En effet le gouvernement a
augmenté de 30 % l’essence, de 47 % le diesel et de plus de 51 % le prix du
pétrole lampant. Appelé « gaz blanc », c’est lui qui est utilisé pour les
lampes à pétrole. Il n’y a pas d’électricité et, si les riches peuvent se payer
des génératrices, dans les quartiers pauvres il n’y a que ces lampes. Avec
cette augmentation, le prix d’un gallon (4,5 litres) de pétrole est équivalent
à celui d’une journée de travail dans une entreprise du textile.
Avec l’augmentation des prix des
denrées de première nécessité, la population pauvre, les travailleurs sont pris
à la gorge et même ceux qui ont un travail ne peuvent joindre les deux bouts.
Parmi les slogans des manifestants il y avait : « Jovenel augmente l’essence
et pas nos salaires ! », « À bas la bourgeoisie ! »
D’ailleurs, à Port-au-Prince les
manifestants ont pris d’abord pour cibles des sites représentant les nantis :
des banques, des hôtels de prestige ont été attaqués. Les véhicules ont été
incendiés dans les parkings. Les supermarchés ont été pris d’assaut et
dévalisés pour récupérer les denrées nécessaires.
La police a peu réagi, faute de
moyens, ont dit certains chefs. Mais d’autres policiers de base ont été des
soutiens passifs par leur absence de réaction. L’augmentation du coût de la vie
touche aussi leur famille.
Alors que le ministre de
l’Industrie avait annoncé la hausse des prix le vendredi, devant l’ampleur de
la réaction de la population pauvre, le Premier ministre a été contraint
d’annoncer samedi matin que la mesure d’augmentation des tarifs était suspendue
jusqu’à nouvel ordre.

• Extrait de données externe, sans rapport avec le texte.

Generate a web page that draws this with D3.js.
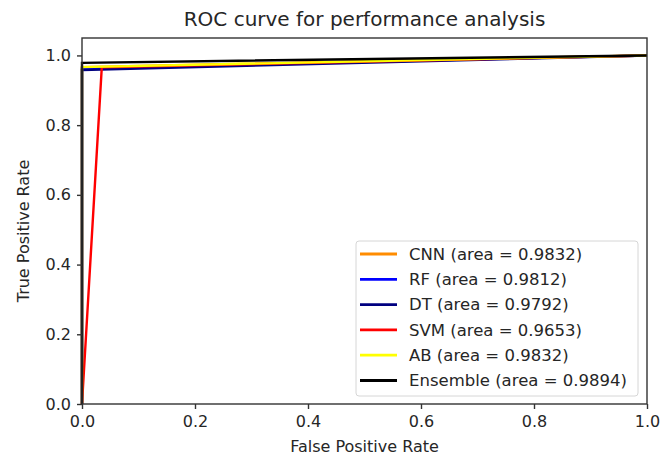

Cela n’a pas arrêté la colère des habitants mobilisés,
qui ont continué à ériger des barricades et à maintenir le blocage de la
capitale et des communes environnantes comme Pétionville. Les slogans ont appelé
à la démission de Jovenel Moïse et à l’augmentation du salaire minimum
journalier.
Dimanche matin, Jovenel Moïse est
venu pleurnicher sur les ondes, s’étonnant que la population ne veuille plus de
lui malgré tout ce qu’il a fait pour elle. Mais les pauvres, les travailleurs,
les marchandes de rue ne sont pas dupes : Jovenel Moïse a beaucoup donné aux
riches, aux banquiers, aux patrons du tourisme, aux grands propriétaires
terriens, aux patrons d’entreprises et aux grandes familles bourgeoises qui
dirigent le pays. Rien n’a été donné aux pauvres ou aux travailleurs.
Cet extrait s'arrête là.